In a 1980 study of radical Islamists being held in Egyptian jails, researcher Saad Eddin Ibrahim found that the typical offender was a male in his early 20s; from a normally cohesive, rural, or small-town family; educated in science or engineering; upwardly mobile and had high achievement and motivation. Not poor and desperate, but educated and rising.
In 2002, professors Alan Krueger and Jitka Maleckova compared 129 Hezbollah fighters who had died in the 1980s and early 1990s to the Lebanese population from which they were drawn. Whereas the Hezbollah militants had a 28 percent poverty rate, the overall population’s was a higher 33 percent. And whereas 47 percent of the militants had gone to secondary school, only 38 percent of the general population had.
Similarly, in a 2003 study of suicide bombers in Israel, it was determined that the suicide bombers were less than half as likely to come from impoverished families as was the population as a whole. And more than half of the suicide bombers had been educated beyond high school, compared to less than 15 percent of Palestinians overall in the same age group.
The 9/11 hijackers—and their backers—fit the same description. They came largely from middle-class families and had high-level science and engineering backgrounds. Osama bin Laden himself is a civil engineer, and extremely wealthy.
In a 2004 study of 400 global terrorists, including the 9/11 perpetrators, forensic psychiatrist and former CIA operative Marc Sageman found that three-quarters of the terrorists came from the upper or middle class. Nine out of 10 came from caring, intact families. Almost two-thirds had gone to college (compared to the 5 or 6 percent that is typical in their countries). Three-quarters were professionals or semiprofessionals, mostly in the sciences and engineering. Nearly three-quarters were married, and the vast majority had children. Fewer than 5 of the 400 had a personality disorder. These men knew three to six languages, including a handful of Western ones. As one historian has sarcastically observed, the root cause of terrorism seems to be “money, education, and privilege.”
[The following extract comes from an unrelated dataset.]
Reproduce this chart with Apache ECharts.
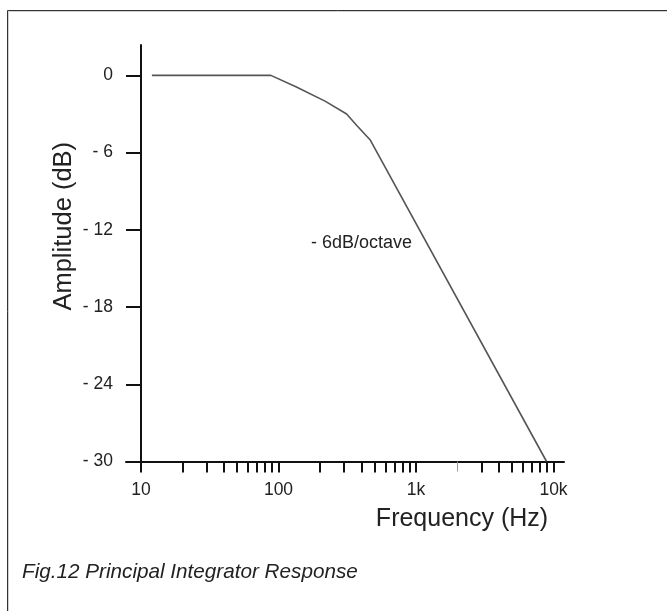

Sageman concluded that what tipped these 400 otherwise intelligent and privileged men to terrorism was their social networks. Because they were so bright, they were sent abroad to study—and once overseas they felt lonely and excluded. They gathered to eat and socialize in and around mosques, and it was there that radical leaders turned them on to violent jihad. Other scholars have said that beyond just social networks, terrorists are motivated by core issues of identity and pride—either at a personal or national level. Suicide bombers have wealth and education, but they feel personally excluded, like nouveau riches disdained by the aristocracy. Or they feel culturally aggrieved, given the fall of Islam from global prominence and achievement. Far from the conventional myths, terrorists are not desperate for material subsistence or, obviously, survival. They are out to change the world by force.
State Department advisor David Kilcullen has mapped out a ladder of potential Islamic terrorists. At the bottom is the vast population of “Mainstream Muslims”—those who could be drawn to terrorism or allied against it, the bulk of whose grievances can be addressed by political reforms. Above them is a smaller group, whom he terms the “Alienated Muslims.” These people have given up on reform, and are ripe to join the radicals. To dissuade them, he says, we must deploy ideological conversion, like the way youth in this country are turned away from gangs. But beyond that, at the top of the ladder, are the few who are beyond persuasion or coercion. Those are the ones we have to fear. But when you delve more deeply into who they are, it’s quite a surprising picture. It turns out that the soldiers of terrorism are some of the best-educated, most self-sufficient soldiers in the world.
The significance of getting today’s terrorists right, of course, is enormous. After all, it is lack of correct intelligence that has been one of America’s most dangerous Achilles’ heels. And to date, it is unclear whether what America has done to defeat terrorism has been effective or has helped them gain more recruits. What exactly is the right strategy for defeating terrorism depends a lot on who the real terrorists are and how they got that way.
While the typical terrorist may not be Patty Hearst, it turns out that he (or she) could be sitting next to you in the library, in Starbucks, or in your college dorm. Terrorists are dedicated because they believe, and their beliefs are elaborate and sophisticated.
The central terrorist movement of the twenty-first century, unlike communism, will not be defeated with washing machines. On top of the military and social efforts, it will take strong intellectual and religious cohesion—perhaps an interfaith movement dedicated to defining the true path to God that wins back as many converts intellectually as the military is able to find and destroy militarily. The most powerful recruits they are getting—for example, the cell members behind the July 7 train bombing in Britain—are more likely to be found in good schools and on the Internet than in the slums. They are part of a romanticized movement justified by religious doctrine, and we will need to redouble our efforts to shake the intellectual foundations of that movement to stop the flow of these kinds of recruits. The upscale terrorist is not a fluke—the consistent presence of well-educated terrorists shows the power of twisted ideas to twist impressionable young minds, and it shows how seriously we must strengthen our efforts to win the war of ideas.